- Film poster
- Directed by: Pierre Pradinas
- Written by: Pierre Pradinas Alain Gautré
- Produced by: Robert Guédiguian Albert Prévost
- Starring: Juliette Binoche François Cluzet Denis Lavant Michel Aumont
- Cinematography: Jean-Pierre Sauvaire
- Edited by: Chantal Delatre
- Music by: Albert Marcoeur
- Distributed by: Gaumont Distribution
- Release date: 29 March 1989;
- Running time: 90 minutes
- Country: France
- Language: French

= Un tour de manège =

Un Tour de Manège (/fr/; a.k.a. Roundabout (UK), Once Around the Park (US)) is a 1989 French film starring Juliette Binoche, François Cluzet, Denis Lavant and Michel Aumont. It is the first and to date only film directed by the acclaimed French theatre director Pierre Pradinas. The film was shot on location in Paris in the summer of 1988.

==Plot==
Al (Francois Cluzet) and Elsa (Juliette Binoche) have been a couple for some time, but the chances that their relationship will be long-lived are few.

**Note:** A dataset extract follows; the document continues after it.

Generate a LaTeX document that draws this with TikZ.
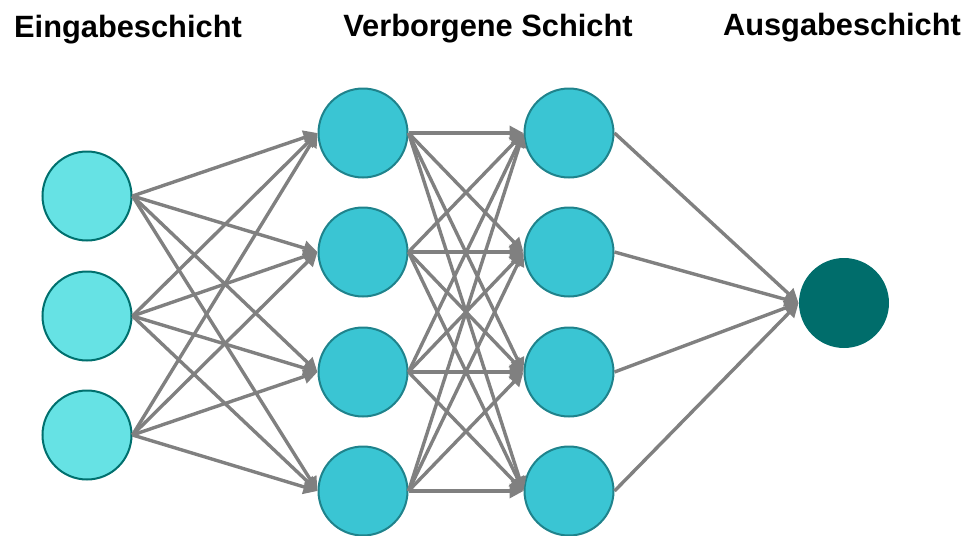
\documentclass[tikz,border=0pt]{standalone}
\usepackage{fontspec}
\setmainfont{Liberation Sans}
\usetikzlibrary{arrows.meta}
\definecolor{infill}{HTML}{66E2E4}
\definecolor{inborder}{HTML}{00706E}
\definecolor{hidfill}{HTML}{3AC5D3}
\definecolor{hidborder}{HTML}{1F838C}
\definecolor{outfill}{HTML}{006D6B}
\definecolor{edgegray}{HTML}{808080}
\tikzset{
  inneuron/.style={circle, minimum size=44.5pt, inner sep=0pt, fill=infill, draw=inborder, line width=1pt},
  hidneuron/.style={circle, minimum size=44.5pt, inner sep=0pt, fill=hidfill, draw=hidborder, line width=1pt},
  outneuron/.style={circle, minimum size=45pt, inner sep=0pt, fill=outfill},
  conn/.style={draw=edgegray, line width=1.7pt, -{Triangle[length=7pt,width=7pt]}},
  title/.style={font=\bfseries\fontsize{15.4pt}{18pt}\selectfont, anchor=base, inner sep=0pt}
}
\begin{document}
\begin{tikzpicture}[x=0.5pt,y=-0.5pt]
\useasboundingbox (0,0) rectangle (971,536);
\node[title] (t1) at (128,37) {Eingabeschicht};
\node[title] (t2) at (488,36) {Verborgene Schicht};
\node[title] (t3) at (842,35) {Ausgabeschicht};
\node[inneuron] (i1) at (87,196) {};
\node[inneuron] (i2) at (87,316) {};
\node[inneuron] (i3) at (87,435) {};
\node[hidneuron] (h1) at (363,133) {};
\node[hidneuron] (h2) at (363,252) {};
\node[hidneuron] (h3) at (363,372) {};
\node[hidneuron] (h4) at (363,491) {};
\node[hidneuron] (g1) at (569,133) {};
\node[hidneuron] (g2) at (569,252) {};
\node[hidneuron] (g3) at (569,372) {};
\node[hidneuron] (g4) at (569,491) {};
\node[outneuron] (o) at (844,303) {};
\foreach \a in {1,2,3}{
  \foreach \b in {1,2,3,4}{
    \draw[conn] (i\a.east) -- (h\b.west);
  }
}
\foreach \a in {1,2,3,4}{
  \foreach \b in {1,2,3,4}{
    \draw[conn] (h\a.east) -- (g\b.west);
  }
}
\foreach \a in {1,2,3,4}{
  \draw[conn] (g\a.east) -- (o.west);
}
\end{tikzpicture}
\end{document}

For one thing, Al is appallingly dependent on Elsa for his every emotional need. For another, Elsa is an incredibly elusive person, extremely difficult to pin down about anything—especially whatever is bothering her. How they have managed to survive this long is a cause for wonder. When Al gets an opportunity to be cast in a movie role, complete with no-cost occupancy in the casting agent's ugly but fashionable apartment, he jumps at the chance to provide a little material satisfaction for his beloved Elsa. But what exactly does she want?